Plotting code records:
%%

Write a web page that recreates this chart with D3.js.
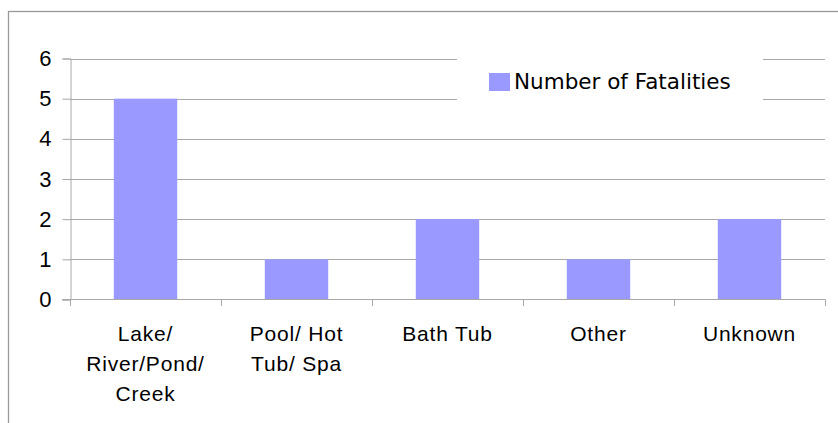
<!DOCTYPE html>
<html>
<head>
<meta charset="utf-8">
<script src="https://cdn.jsdelivr.net/npm/d3@7"></script>
<style>
  body { margin: 0; background: #fff; }
  svg { display: block; }
</style>
</head>
<body>
<svg id="chart" width="838" height="423"></svg>
<script>
// chart data
const categories = ["Lake/River/Pond/Creek", "Pool/Hot Tub/Spa", "Bath Tub", "Other", "Unknown"];
const labelLines = [["Lake/", "River/Pond/", "Creek"], ["Pool/ Hot", "Tub/ Spa"], ["Bath Tub"], ["Other"], ["Unknown"]];
const fatalities = [5, 1, 2, 1, 2];
const yTicks = [0, 1, 2, 3, 4, 5, 6];
const seriesName = "Number of Fatalities";

const svg = d3.select("#chart");
const barColour = "#9999ff";
const gridColour = "#a8a8a8";

// outer chart frame, runs off the right and bottom edges
svg.append("rect")
    .attr("x", 8.5).attr("y", 11.5)
    .attr("width", 900).attr("height", 500)
    .attr("fill", "none")
    .attr("stroke", "#9a9a9a")
    .attr("stroke-width", 1.3);

const x = d3.scaleBand()
    .domain(categories)
    .range([70, 825])
    .paddingInner(0.58)
    .paddingOuter(0.29);

const y = d3.scaleLinear()
    .domain([0, 6])
    .range([299.5, 58.5]);

// gridlines
svg.append("g").selectAll("line")
    .data(yTicks.filter(d => d > 0))
    .enter().append("line")
    .attr("x1", 70).attr("x2", 825)
    .attr("y1", d => Math.round(y(d)) + 0.5)
    .attr("y2", d => Math.round(y(d)) + 0.5)
    .attr("stroke", gridColour);

// bars
svg.append("g").selectAll("rect")
    .data(fatalities)
    .enter().append("rect")
    .attr("x", (d, i) => x(categories[i]))
    .attr("width", x.bandwidth())
    .attr("y", d => y(d))
    .attr("height", d => y(0) - y(d))
    .attr("fill", barColour);

// y axis
const yAxis = d3.axisLeft(y)
    .tickValues(yTicks)
    .tickSize(8)
    .tickPadding(11)
    .tickFormat(d3.format("d"));
const yg = svg.append("g")
    .attr("transform", "translate(70.5,0)")
    .call(yAxis);
yg.select(".domain").attr("stroke", gridColour);
yg.selectAll(".tick line").attr("stroke", gridColour);
yg.selectAll(".tick text")
    .attr("font-family", "'Liberation Sans', Arial, sans-serif")
    .attr("font-size", "22px")
    .attr("fill", "#000");

// x axis with ticks between categories
const edges = [70].concat(categories.map(c => x(c) + x.bandwidth() + x.step() * x.paddingInner() / 2));
const xg = svg.append("g");
xg.append("line")
    .attr("x1", 62).attr("x2", 825.5)
    .attr("y1", 299.5).attr("y2", 299.5)
    .attr("stroke", gridColour);
xg.selectAll("line.tk")
    .data(edges)
    .enter().append("line")
    .attr("class", "tk")
    .attr("x1", d => Math.round(d) + 0.5).attr("x2", d => Math.round(d) + 0.5)
    .attr("y1", 299.5).attr("y2", 306)
    .attr("stroke", gridColour);

// category labels
const labels = xg.selectAll("text.cat")
    .data(categories)
    .enter().append("text")
    .attr("class", "cat")
    .attr("text-anchor", "middle")
    .attr("font-family", "'Liberation Sans', Arial, sans-serif")
    .attr("font-size", "21px")
    .attr("letter-spacing", "0.8px")
    .attr("fill", "#000")
    .attr("transform", d => "translate(" + (x(d) + x.bandwidth() / 2) + ",341)");
labels.each(function (d, i) {
    d3.select(this).selectAll("tspan")
        .data(labelLines[i])
        .enter().append("tspan")
        .attr("x", 0)
        .attr("y", (t, j) => j * 30)
        .text(t => t);
});

// legend box (covers the gridlines behind it)
const lg = svg.append("g");
lg.append("rect")
    .attr("x", 457).attr("y", 48)
    .attr("width", 306).attr("height", 62)
    .attr("fill", "#fff");
lg.append("rect")
    .attr("x", 489).attr("y", 73)
    .attr("width", 21).attr("height", 18)
    .attr("fill", barColour);
lg.append("text")
    .attr("x", 514).attr("y", 89)
    .attr("font-family", "'DejaVu Sans', Verdana, sans-serif")
    .attr("font-size", "21.5px")
    .attr("fill", "#000")
    .text(seriesName);
</script>
</body>
</html>
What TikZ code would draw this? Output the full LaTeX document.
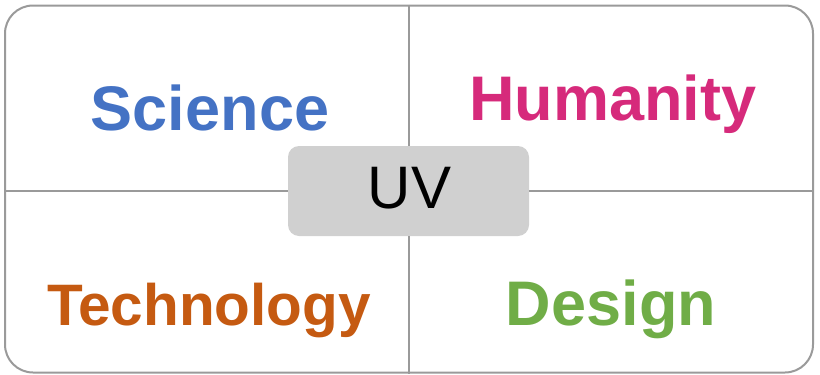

%%

Omit every picture, then repeat the remaining data exactly as it appears above.

Write a web page that recreates this chart with D3.js.
<!DOCTYPE html>
<html>
<head>
<meta charset="utf-8">
<script src="https://cdn.jsdelivr.net/npm/d3@7"></script>
<style>
  body { margin: 0; background: #fff; }
  svg { display: block; }
</style>
</head>
<body>
<svg id="chart" width="838" height="423"></svg>
<script>
// chart data
const categories = ["Lake/River/Pond/Creek", "Pool/Hot Tub/Spa", "Bath Tub", "Other", "Unknown"];
const labelLines = [["Lake/", "River/Pond/", "Creek"], ["Pool/ Hot", "Tub/ Spa"], ["Bath Tub"], ["Other"], ["Unknown"]];
const fatalities = [5, 1, 2, 1, 2];
const yTicks = [0, 1, 2, 3, 4, 5, 6];
const seriesName = "Number of Fatalities";

const svg = d3.select("#chart");
const barColour = "#9999ff";
const gridColour = "#a8a8a8";

// outer chart frame, runs off the right and bottom edges
svg.append("rect")
    .attr("x", 8.5).attr("y", 11.5)
    .attr("width", 900).attr("height", 500)
    .attr("fill", "none")
    .attr("stroke", "#9a9a9a")
    .attr("stroke-width", 1.3);

const x = d3.scaleBand()
    .domain(categories)
    .range([70, 825])
    .paddingInner(0.58)
    .paddingOuter(0.29);

const y = d3.scaleLinear()
    .domain([0, 6])
    .range([299.5, 58.5]);

// gridlines
svg.append("g").selectAll("line")
    .data(yTicks.filter(d => d > 0))
    .enter().append("line")
    .attr("x1", 70).attr("x2", 825)
    .attr("y1", d => Math.round(y(d)) + 0.5)
    .attr("y2", d => Math.round(y(d)) + 0.5)
    .attr("stroke", gridColour);

// bars
svg.append("g").selectAll("rect")
    .data(fatalities)
    .enter().append("rect")
    .attr("x", (d, i) => x(categories[i]))
    .attr("width", x.bandwidth())
    .attr("y", d => y(d))
    .attr("height", d => y(0) - y(d))
    .attr("fill", barColour);

// y axis
const yAxis = d3.axisLeft(y)
    .tickValues(yTicks)
    .tickSize(8)
    .tickPadding(11)
    .tickFormat(d3.format("d"));
const yg = svg.append("g")
    .attr("transform", "translate(70.5,0)")
    .call(yAxis);
yg.select(".domain").attr("stroke", gridColour);
yg.selectAll(".tick line").attr("stroke", gridColour);
yg.selectAll(".tick text")
    .attr("font-family", "'Liberation Sans', Arial, sans-serif")
    .attr("font-size", "22px")
    .attr("fill", "#000");

// x axis with ticks between categories
const edges = [70].concat(categories.map(c => x(c) + x.bandwidth() + x.step() * x.paddingInner() / 2));
const xg = svg.append("g");
xg.append("line")
    .attr("x1", 62).attr("x2", 825.5)
    .attr("y1", 299.5).attr("y2", 299.5)
    .attr("stroke", gridColour);
xg.selectAll("line.tk")
    .data(edges)
    .enter().append("line")
    .attr("class", "tk")
    .attr("x1", d => Math.round(d) + 0.5).attr("x2", d => Math.round(d) + 0.5)
    .attr("y1", 299.5).attr("y2", 306)
    .attr("stroke", gridColour);

// category labels
const labels = xg.selectAll("text.cat")
    .data(categories)
    .enter().append("text")
    .attr("class", "cat")
    .attr("text-anchor", "middle")
    .attr("font-family", "'Liberation Sans', Arial, sans-serif")
    .attr("font-size", "21px")
    .attr("letter-spacing", "0.8px")
    .attr("fill", "#000")
    .attr("transform", d => "translate(" + (x(d) + x.bandwidth() / 2) + ",341)");
labels.each(function (d, i) {
    d3.select(this).selectAll("tspan")
        .data(labelLines[i])
        .enter().append("tspan")
        .attr("x", 0)
        .attr("y", (t, j) => j * 30)
        .text(t => t);
});

// legend box (covers the gridlines behind it)
const lg = svg.append("g");
lg.append("rect")
    .attr("x", 457).attr("y", 48)
    .attr("width", 306).attr("height", 62)
    .attr("fill", "#fff");
lg.append("rect")
    .attr("x", 489).attr("y", 73)
    .attr("width", 21).attr("height", 18)
    .attr("fill", barColour);
lg.append("text")
    .attr("x", 514).attr("y", 89)
    .attr("font-family", "'DejaVu Sans', Verdana, sans-serif")
    .attr("font-size", "21.5px")
    .attr("fill", "#000")
    .text(seriesName);
</script>
</body>
</html>
What TikZ code would draw this? Output the full LaTeX document.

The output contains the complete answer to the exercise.